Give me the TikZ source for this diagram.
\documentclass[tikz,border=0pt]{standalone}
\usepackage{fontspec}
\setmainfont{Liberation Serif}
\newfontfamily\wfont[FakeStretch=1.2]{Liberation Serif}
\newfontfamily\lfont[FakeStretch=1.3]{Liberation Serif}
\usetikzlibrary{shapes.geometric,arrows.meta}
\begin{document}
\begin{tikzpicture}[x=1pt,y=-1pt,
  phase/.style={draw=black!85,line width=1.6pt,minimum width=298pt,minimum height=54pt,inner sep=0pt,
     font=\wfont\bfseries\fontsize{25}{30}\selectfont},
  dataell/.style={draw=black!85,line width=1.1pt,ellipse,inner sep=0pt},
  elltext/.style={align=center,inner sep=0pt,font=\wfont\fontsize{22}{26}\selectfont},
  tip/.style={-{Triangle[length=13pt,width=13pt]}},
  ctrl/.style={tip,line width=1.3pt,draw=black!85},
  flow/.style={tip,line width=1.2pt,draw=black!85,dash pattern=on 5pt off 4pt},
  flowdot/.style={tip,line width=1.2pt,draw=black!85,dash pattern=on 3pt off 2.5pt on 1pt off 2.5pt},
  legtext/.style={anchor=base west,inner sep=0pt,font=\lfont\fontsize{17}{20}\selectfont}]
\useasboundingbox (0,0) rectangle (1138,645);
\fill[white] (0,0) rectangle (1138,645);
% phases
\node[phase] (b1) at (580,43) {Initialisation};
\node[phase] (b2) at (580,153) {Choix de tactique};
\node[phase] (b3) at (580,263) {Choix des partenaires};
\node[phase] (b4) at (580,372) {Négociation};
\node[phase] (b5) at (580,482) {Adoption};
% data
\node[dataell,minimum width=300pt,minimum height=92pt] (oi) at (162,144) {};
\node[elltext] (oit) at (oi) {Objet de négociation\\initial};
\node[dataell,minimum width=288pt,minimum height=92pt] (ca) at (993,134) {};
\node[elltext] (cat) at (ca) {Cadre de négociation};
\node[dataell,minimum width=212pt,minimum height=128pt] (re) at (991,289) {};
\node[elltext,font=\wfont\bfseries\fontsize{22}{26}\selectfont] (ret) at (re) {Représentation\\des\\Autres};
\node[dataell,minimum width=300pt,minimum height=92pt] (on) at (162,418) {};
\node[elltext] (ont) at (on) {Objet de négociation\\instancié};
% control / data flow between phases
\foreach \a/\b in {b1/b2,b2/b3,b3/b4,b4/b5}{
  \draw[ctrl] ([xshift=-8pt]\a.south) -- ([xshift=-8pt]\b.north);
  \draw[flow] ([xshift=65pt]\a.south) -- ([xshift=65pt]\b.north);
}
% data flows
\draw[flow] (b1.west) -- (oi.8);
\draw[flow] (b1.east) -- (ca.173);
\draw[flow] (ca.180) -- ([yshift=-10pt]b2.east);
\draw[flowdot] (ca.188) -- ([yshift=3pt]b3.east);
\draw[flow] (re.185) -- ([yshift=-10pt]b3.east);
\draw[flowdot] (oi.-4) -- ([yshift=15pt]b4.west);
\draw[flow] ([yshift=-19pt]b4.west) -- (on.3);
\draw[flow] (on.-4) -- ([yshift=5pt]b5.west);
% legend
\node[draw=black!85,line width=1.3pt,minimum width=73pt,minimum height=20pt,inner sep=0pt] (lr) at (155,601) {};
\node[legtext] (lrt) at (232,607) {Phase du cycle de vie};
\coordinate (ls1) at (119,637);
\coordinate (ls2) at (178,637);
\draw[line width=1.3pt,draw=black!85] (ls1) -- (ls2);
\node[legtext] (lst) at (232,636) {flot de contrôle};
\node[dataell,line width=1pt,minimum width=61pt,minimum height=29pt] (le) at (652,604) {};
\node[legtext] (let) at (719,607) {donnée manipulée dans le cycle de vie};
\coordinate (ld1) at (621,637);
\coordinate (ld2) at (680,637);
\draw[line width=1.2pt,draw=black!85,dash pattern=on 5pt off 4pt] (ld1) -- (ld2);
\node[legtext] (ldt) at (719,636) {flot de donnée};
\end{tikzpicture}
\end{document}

● Exercise: Print back all the lines verbatim.

● Solution:
Give me the TikZ source for this diagram.
\documentclass[tikz,border=0pt]{standalone}
\usepackage{fontspec}
\setmainfont{Liberation Serif}
\newfontfamily\wfont[FakeStretch=1.2]{Liberation Serif}
\newfontfamily\lfont[FakeStretch=1.3]{Liberation Serif}
\usetikzlibrary{shapes.geometric,arrows.meta}
\begin{document}
\begin{tikzpicture}[x=1pt,y=-1pt,
  phase/.style={draw=black!85,line width=1.6pt,minimum width=298pt,minimum height=54pt,inner sep=0pt,
     font=\wfont\bfseries\fontsize{25}{30}\selectfont},
  dataell/.style={draw=black!85,line width=1.1pt,ellipse,inner sep=0pt},
  elltext/.style={align=center,inner sep=0pt,font=\wfont\fontsize{22}{26}\selectfont},
  tip/.style={-{Triangle[length=13pt,width=13pt]}},
  ctrl/.style={tip,line width=1.3pt,draw=black!85},
  flow/.style={tip,line width=1.2pt,draw=black!85,dash pattern=on 5pt off 4pt},
  flowdot/.style={tip,line width=1.2pt,draw=black!85,dash pattern=on 3pt off 2.5pt on 1pt off 2.5pt},
  legtext/.style={anchor=base west,inner sep=0pt,font=\lfont\fontsize{17}{20}\selectfont}]
\useasboundingbox (0,0) rectangle (1138,645);
\fill[white] (0,0) rectangle (1138,645);
% phases
\node[phase] (b1) at (580,43) {Initialisation};
\node[phase] (b2) at (580,153) {Choix de tactique};
\node[phase] (b3) at (580,263) {Choix des partenaires};
\node[phase] (b4) at (580,372) {Négociation};
\node[phase] (b5) at (580,482) {Adoption};
% data
\node[dataell,minimum width=300pt,minimum height=92pt] (oi) at (162,144) {};
\node[elltext] (oit) at (oi) {Objet de négociation\\initial};
\node[dataell,minimum width=288pt,minimum height=92pt] (ca) at (993,134) {};
\node[elltext] (cat) at (ca) {Cadre de négociation};
\node[dataell,minimum width=212pt,minimum height=128pt] (re) at (991,289) {};
\node[elltext,font=\wfont\bfseries\fontsize{22}{26}\selectfont] (ret) at (re) {Représentation\\des\\Autres};
\node[dataell,minimum width=300pt,minimum height=92pt] (on) at (162,418) {};
\node[elltext] (ont) at (on) {Objet de négociation\\instancié};
% control / data flow between phases
\foreach \a/\b in {b1/b2,b2/b3,b3/b4,b4/b5}{
  \draw[ctrl] ([xshift=-8pt]\a.south) -- ([xshift=-8pt]\b.north);
  \draw[flow] ([xshift=65pt]\a.south) -- ([xshift=65pt]\b.north);
}
% data flows
\draw[flow] (b1.west) -- (oi.8);
\draw[flow] (b1.east) -- (ca.173);
\draw[flow] (ca.180) -- ([yshift=-10pt]b2.east);
\draw[flowdot] (ca.188) -- ([yshift=3pt]b3.east);
\draw[flow] (re.185) -- ([yshift=-10pt]b3.east);
\draw[flowdot] (oi.-4) -- ([yshift=15pt]b4.west);
\draw[flow] ([yshift=-19pt]b4.west) -- (on.3);
\draw[flow] (on.-4) -- ([yshift=5pt]b5.west);
% legend
\node[draw=black!85,line width=1.3pt,minimum width=73pt,minimum height=20pt,inner sep=0pt] (lr) at (155,601) {};
\node[legtext] (lrt) at (232,607) {Phase du cycle de vie};
\coordinate (ls1) at (119,637);
\coordinate (ls2) at (178,637);
\draw[line width=1.3pt,draw=black!85] (ls1) -- (ls2);
\node[legtext] (lst) at (232,636) {flot de contrôle};
\node[dataell,line width=1pt,minimum width=61pt,minimum height=29pt] (le) at (652,604) {};
\node[legtext] (let) at (719,607) {donnée manipulée dans le cycle de vie};
\coordinate (ld1) at (621,637);
\coordinate (ld2) at (680,637);
\draw[line width=1.2pt,draw=black!85,dash pattern=on 5pt off 4pt] (ld1) -- (ld2);
\node[legtext] (ldt) at (719,636) {flot de donnée};
\end{tikzpicture}
\end{document}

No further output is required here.